After students submitted their preferences, the School runs an algorithm to assign which project per student. The algorithm was created by data science professor Jon Kropko. Kropko’s algorithm works by minimizing a function that sums over all the student’s rankings multiplied by the constraint of having either zero, three, or four students working on a project. Students are requested to submit the final preference rankings of all the projects, since that is what the algorithm takes into consideration while making decisions. The algorithm splits the students into groups of three or four, depending on the project and how the numbers work out according to the preference lists.

Finally, students are notified of their capstone project and meet their teammates. Each capstone group is also assigned a faculty advisor who will help the team set up client meetings, monitor progress of the project, and provide advice to the students as they navigate the project throughout the year.

For me, there were different factors that I had to weigh when choosing a capstone project such as how interesting was the topic, what skills could be gained from working on the project, and how organized was the sponsor during their pitch presentation. Ultimately, my decision was to select a project that focused on identifying illegal fishing patterns throughout the world.
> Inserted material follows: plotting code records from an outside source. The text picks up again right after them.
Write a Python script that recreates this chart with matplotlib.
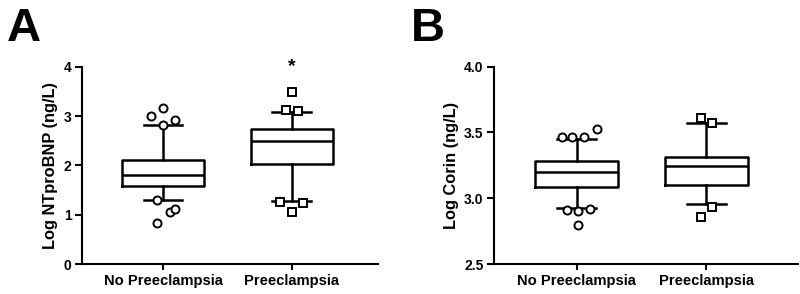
import matplotlib
matplotlib.use("Agg")
import matplotlib.pyplot as plt

plt.rcParams['font.family'] = ['Liberation Sans', 'DejaVu Sans']
plt.rcParams['font.weight'] = 'bold'

categories = ["No Preeclampsia", "Preeclampsia"]

# Panel A: Log NTproBNP
a_q1 = [1.59, 2.02]
a_med = [1.81, 2.50]
a_q3 = [2.10, 2.74]
a_whislo = [1.29, 1.28]
a_whishi = [2.81, 3.09]
a_out_no = [3.01, 3.16, 2.93, 2.82, 1.29, 1.05, 1.12, 0.84]
a_out_no_dx = [-0.09, 0.0, 0.095, 0.0, -0.045, 0.05, 0.093, -0.045]
a_out_pe = [3.49, 3.12, 3.10, 1.26, 1.23, 1.06]
a_out_pe_dx = [0.0, -0.047, 0.052, -0.09, 0.09, 0.0]

# Panel B: Log Corin
b_q1 = [3.083, 3.10]
b_med = [3.20, 3.245]
b_q3 = [3.286, 3.316]
b_whislo = [2.924, 2.956]
b_whishi = [3.448, 3.57]
b_out_no = [3.466, 3.466, 3.466, 3.524, 2.912, 2.905, 2.915, 2.797]
b_out_no_dx = [-0.116, -0.035, 0.052, 0.155, -0.072, 0.013, 0.105, 0.013]
b_out_pe = [3.608, 3.57, 2.931, 2.855]
b_out_pe_dx = [-0.041, 0.049, 0.049, -0.041]

fig = plt.figure(figsize=(8, 2.94), dpi=100)

LW = 1.8
TICK_FS = 10
XLAB_FS = 10.6
YLAB_FS = 11.8

def draw(ax, q1, med, q3, lo, hi, out_no, dx_no, out_pe, dx_pe):
    stats = []
    for i in range(2):
        stats.append(dict(q1=q1[i], med=med[i], q3=q3[i], whislo=lo[i], whishi=hi[i], fliers=[]))
    ax.bxp(stats, positions=[0, 1], widths=0.64, showfliers=False,
           boxprops=dict(linewidth=LW, color='black'),
           medianprops=dict(linewidth=LW, color='black'),
           whiskerprops=dict(linewidth=LW, color='black'),
           capprops=dict(linewidth=LW, color='black'), capwidths=0.3)
    ax.plot([0 + d for d in dx_no], out_no, linestyle='none', marker='o', ms=5.8,
            mfc='white', mec='black', mew=1.4, zorder=5)
    ax.plot([1 + d for d in dx_pe], out_pe, linestyle='none', marker='s', ms=5.4,
            mfc='white', mec='black', mew=1.4, zorder=5)
    for s in ['top', 'right']:
        ax.spines[s].set_visible(False)
    for s in ['left', 'bottom']:
        ax.spines[s].set_linewidth(1.5)
    ax.set_xticks([0, 1])
    ax.set_xticklabels(categories, fontsize=XLAB_FS, fontweight='bold')
    ax.tick_params(axis='y', width=1.5, length=5, labelsize=TICK_FS, pad=2.5)
    ax.tick_params(axis='x', width=1.5, length=4, pad=3)
    for lab in ax.get_yticklabels():
        lab.set_fontweight('bold')

axA = fig.add_axes([0.1025, 0.102, 0.37, 0.671])
draw(axA, a_q1, a_med, a_q3, a_whislo, a_whishi, a_out_no, a_out_no_dx, a_out_pe, a_out_pe_dx)
axA.set_xlim(-0.63, 1.67)
axA.set_ylim(0, 4)
axA.set_yticks([0, 1, 2, 3, 4])
axA.set_ylabel("Log NTproBNP (ng/L)", fontsize=YLAB_FS, fontweight='bold', labelpad=4)
axA.text(1, 4.0, "*", ha='center', va='center', fontsize=14, fontweight='bold', clip_on=False)

axB = fig.add_axes([0.6175, 0.102, 0.38, 0.671])
draw(axB, b_q1, b_med, b_q3, b_whislo, b_whishi, b_out_no, b_out_no_dx, b_out_pe, b_out_pe_dx)
axB.set_xlim(-0.64, 1.71)
axB.set_ylim(2.5, 4.0)
axB.set_yticks([2.5, 3.0, 3.5, 4.0])
axB.set_yticklabels(["2.5", "3.0", "3.5", "4.0"])
axB.set_ylabel("Log Corin (ng/L)", fontsize=YLAB_FS, fontweight='bold', labelpad=4)

fig.text(0.009, 0.975, "A", fontsize=34, fontweight='bold', va='top', ha='left')
fig.text(0.514, 0.975, "B", fontsize=34, fontweight='bold', va='top', ha='left')

fig.savefig("out.png", dpi=100)
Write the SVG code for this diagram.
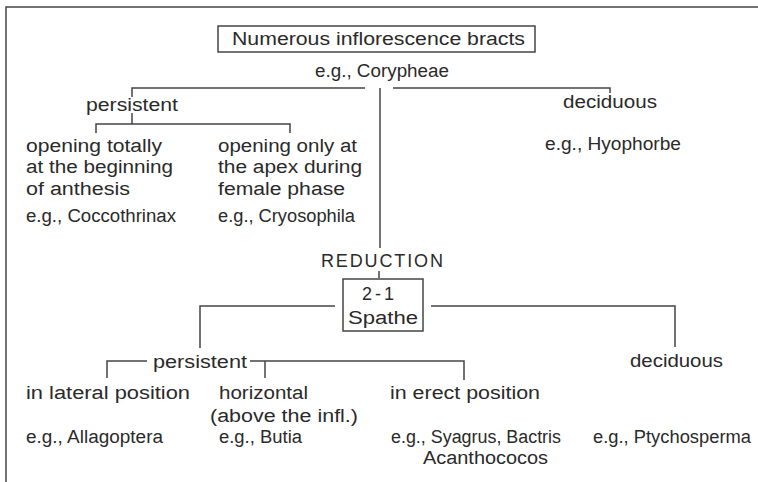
<svg xmlns="http://www.w3.org/2000/svg" width="758" height="482" viewBox="0 0 758 482">
<style>
text{font-family:"Liberation Sans",Arial,sans-serif;font-size:18px;fill:#2a2a2a;}
.box{fill:none;stroke:#444;stroke-width:1.5;}
.c{fill:none;stroke:#444;stroke-width:1.5;}
</style>
<rect width="758" height="482" fill="#fff"/>
<g id="frame" class="c"><path d="M6,482 V7 H758"/></g>
<g id="connectors" class="c">
<path d="M132,97 V88 H365"/>
<path d="M393,88 H610 V93"/>
<path d="M380,88 V248"/>
<path d="M96,133 V124 H290 V133"/>
<path d="M132,113 V124"/>
<path d="M379,271 V278"/>
<path d="M335,306 H200 V348"/>
<path d="M431,306 H675 V347"/>
<path d="M107,378 V361 H147"/>
<path d="M250,361 H464 V380"/>
<path d="M265,361 V378"/>
</g>
<g id="n-root">
<rect class="box" x="218" y="26" width="317" height="26"/>
<text x="232" y="45" textLength="293" lengthAdjust="spacingAndGlyphs">Numerous inflorescence bracts</text>
<text x="315" y="77" textLength="134" lengthAdjust="spacingAndGlyphs">e.g., Corypheae</text>
</g>
<g id="n-persistent1"><text x="86" y="111" textLength="92" lengthAdjust="spacingAndGlyphs">persistent</text></g>
<g id="n-deciduous1"><text x="563" y="108" textLength="94" lengthAdjust="spacingAndGlyphs">deciduous</text>
<text x="545" y="150" textLength="136" lengthAdjust="spacingAndGlyphs">e.g., Hyophorbe</text></g>
<g id="n-totally">
<text x="26" y="152" textLength="136" lengthAdjust="spacingAndGlyphs">opening totally</text>
<text x="26" y="173" textLength="147" lengthAdjust="spacingAndGlyphs">at the beginning</text>
<text x="26" y="195" textLength="104" lengthAdjust="spacingAndGlyphs">of anthesis</text>
<text x="26" y="222" textLength="150" lengthAdjust="spacingAndGlyphs">e.g., Coccothrinax</text>
</g>
<g id="n-apex">
<text x="218" y="152" textLength="139" lengthAdjust="spacingAndGlyphs">opening only at</text>
<text x="218" y="173" textLength="144" lengthAdjust="spacingAndGlyphs">the apex during</text>
<text x="218" y="195" textLength="127" lengthAdjust="spacingAndGlyphs">female phase</text>
<text x="218" y="222" textLength="137" lengthAdjust="spacingAndGlyphs">e.g., Cryosophila</text>
</g>
<g id="n-reduction"><text x="321" y="267" textLength="122" lengthAdjust="spacing">REDUCTION</text></g>
<g id="n-spathe">
<rect class="box" x="343" y="279" width="80" height="52"/>
<text x="362" y="300" textLength="32" lengthAdjust="spacing">2-1</text>
<text x="348" y="324" textLength="70" lengthAdjust="spacingAndGlyphs">Spathe</text>
</g>
<g id="n-persistent2"><text x="153" y="368" textLength="94" lengthAdjust="spacingAndGlyphs">persistent</text></g>
<g id="n-deciduous2"><text x="630" y="367" textLength="93" lengthAdjust="spacingAndGlyphs">deciduous</text>
<text x="593" y="443" textLength="158" lengthAdjust="spacingAndGlyphs">e.g., Ptychosperma</text></g>
<g id="n-lateral">
<text x="26" y="399" textLength="164" lengthAdjust="spacingAndGlyphs">in lateral position</text>
<text x="26" y="443" textLength="137" lengthAdjust="spacingAndGlyphs">e.g., Allagoptera</text>
</g>
<g id="n-horizontal">
<text x="219" y="399" textLength="89" lengthAdjust="spacingAndGlyphs">horizontal</text>
<text x="210" y="422" textLength="148" lengthAdjust="spacingAndGlyphs">(above the infl.)</text>
<text x="219" y="443" textLength="83" lengthAdjust="spacingAndGlyphs">e.g., Butia</text>
</g>
<g id="n-erect">
<text x="390" y="399" textLength="150" lengthAdjust="spacingAndGlyphs">in erect position</text>
<text x="391" y="443" textLength="170" lengthAdjust="spacingAndGlyphs">e.g., Syagrus, Bactris</text>
<text x="423" y="464" textLength="125" lengthAdjust="spacingAndGlyphs">Acanthococos</text>
</g>
</svg>
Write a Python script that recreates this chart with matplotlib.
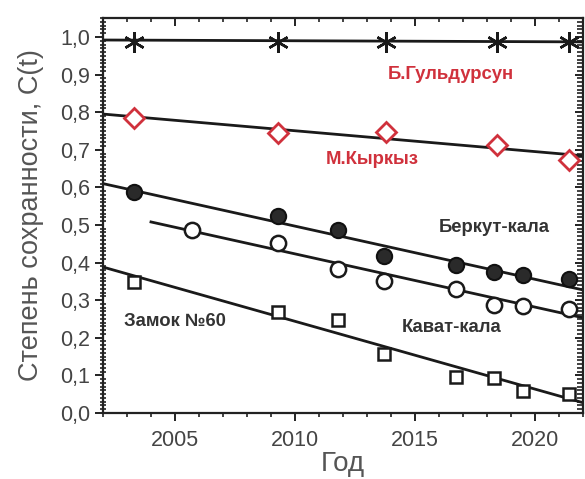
import matplotlib
matplotlib.use("Agg")
import matplotlib.pyplot as plt
from matplotlib.ticker import MultipleLocator, FuncFormatter

plt.rcParams['font.family'] = ['Liberation Sans', 'DejaVu Sans']

# Data
years_g = [2003.3, 2009.3, 2013.8, 2018.4, 2021.4]
guldursun = [0.988, 0.988, 0.988, 0.988, 0.988]
fit_g = ([2002, 2022], [0.992, 0.987])

years_k = [2003.3, 2009.3, 2013.8, 2018.4, 2021.4]
kyrkyz = [0.785, 0.745, 0.747, 0.713, 0.673]
fit_k = ([2002, 2022], [0.795, 0.684])

years_b = [2003.3, 2009.3, 2011.8, 2013.7, 2016.7, 2018.3, 2019.5, 2021.4]
berkut = [0.588, 0.525, 0.487, 0.418, 0.394, 0.375, 0.367, 0.356]
fit_b = ([2002, 2022], [0.610, 0.327])

years_kv = [2005.7, 2009.3, 2011.8, 2013.7, 2016.7, 2018.3, 2019.5, 2021.4]
kavat = [0.487, 0.452, 0.383, 0.351, 0.330, 0.287, 0.285, 0.277]
fit_kv = ([2004.0, 2022], [0.508, 0.253])

years_z = [2003.3, 2009.3, 2011.8, 2013.7, 2016.7, 2018.3, 2019.5, 2021.4]
zamok = [0.348, 0.268, 0.247, 0.157, 0.096, 0.093, 0.059, 0.050]
fit_z = ([2002, 2022], [0.388, 0.027])

labels = ["Б.Гульдурсун", "М.Кыркыз", "Беркут-кала", "Кават-кала", "Замок №60"]
label_x = [2016.5, 2013.2, 2018.3, 2016.5, 2005.0]
label_y = [0.899, 0.673, 0.492, 0.226, 0.242]
label_colors = ['#d0313c', '#d0313c', '#333333', '#333333', '#333333']

red = '#d0313c'

fig = plt.figure(figsize=(5.85, 4.79), dpi=100)
ax = fig.add_axes([0.176, 0.138, 0.821, 0.824])

lw = 2.0
for fx, fy in [fit_g, fit_k, fit_b, fit_kv, fit_z]:
    ax.plot(fx, fy, color='#1a1a1a', lw=lw, zorder=2)

ax.plot(years_g, guldursun, ls='none', marker=(6, 2, 0), ms=15, mew=1.8,
        color='#1a1a1a', zorder=3, clip_on=False)
ax.plot(years_k, kyrkyz, ls='none', marker='D', ms=10, mew=2,
        mfc='white', mec=red, zorder=3, clip_on=False)
ax.plot(years_b, berkut, ls='none', marker='o', ms=11, mew=1.5,
        mfc='#2a2a2a', mec='#111111', zorder=3, clip_on=False)
ax.plot(years_kv, kavat, ls='none', marker='o', ms=11, mew=1.8,
        mfc='white', mec='#1a1a1a', zorder=3, clip_on=False)
ax.plot(years_z, zamok, ls='none', marker='s', ms=9, mew=1.8,
        mfc='white', mec='#1a1a1a', zorder=3, clip_on=False)

for t, x, y, c in zip(labels, label_x, label_y, label_colors):
    ax.text(x, y, t, color=c, fontsize=13.3, fontweight='bold',
            ha='center', va='center', zorder=4)

ax.set_xlim(2002, 2022)
ax.set_ylim(0, 1.05)
ax.xaxis.set_major_locator(MultipleLocator(5))
ax.xaxis.set_minor_locator(MultipleLocator(1))
ax.yaxis.set_major_locator(MultipleLocator(0.1))
ax.yaxis.set_minor_locator(MultipleLocator(0.01))
ax.yaxis.set_major_formatter(FuncFormatter(lambda v, p: f"{v:.1f}".replace('.', ',')))

for s in ax.spines.values():
    s.set_linewidth(1.6)
    s.set_color('#222222')

ax.tick_params(axis='both', which='major', labelsize=15.5, labelcolor='#444444',
               color='#222222', width=1.4, length=6, top=True, right=True)
ax.tick_params(axis='both', which='minor', color='#222222', width=1.2,
               length=3, top=True, right=True)
ax.tick_params(axis='y', which='major', direction='out', pad=3)
ax.tick_params(axis='y', which='minor', direction='inout', length=4)
ax.tick_params(axis='x', which='both', direction='out')
ax.tick_params(axis='x', which='major', pad=6)
ax.tick_params(which='both', labeltop=False, labelright=False)
for tk in ax.xaxis.get_major_ticks() + ax.xaxis.get_minor_ticks():
    tk.tick2line.set_marker(3)  # inward ticks on top spine
for tk in ax.yaxis.get_major_ticks() + ax.yaxis.get_minor_ticks():
    tk.tick2line.set_marker(0)  # inward ticks on right spine

ax.set_xlabel("Год", fontsize=20, color='#555555', labelpad=0)
ax.set_ylabel("Степень сохранности, C(t)", fontsize=19.5, color='#555555', labelpad=12)

fig.savefig("out.png", dpi=100)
I ended up getting my first choice and I am working with three other students on the project. I’m looking forward to working on this particular capstone because the data is unstructured and challenging along with the questions that the GA-CCRI, the capstone sponsor, is asking. Illegal fishing is hard to track and therefore hard to detect whether or not something is considered illegal fishing. This is the challenge my group will work on. The data is challenging because there is a lot of data, and it is very unstructured to say the least.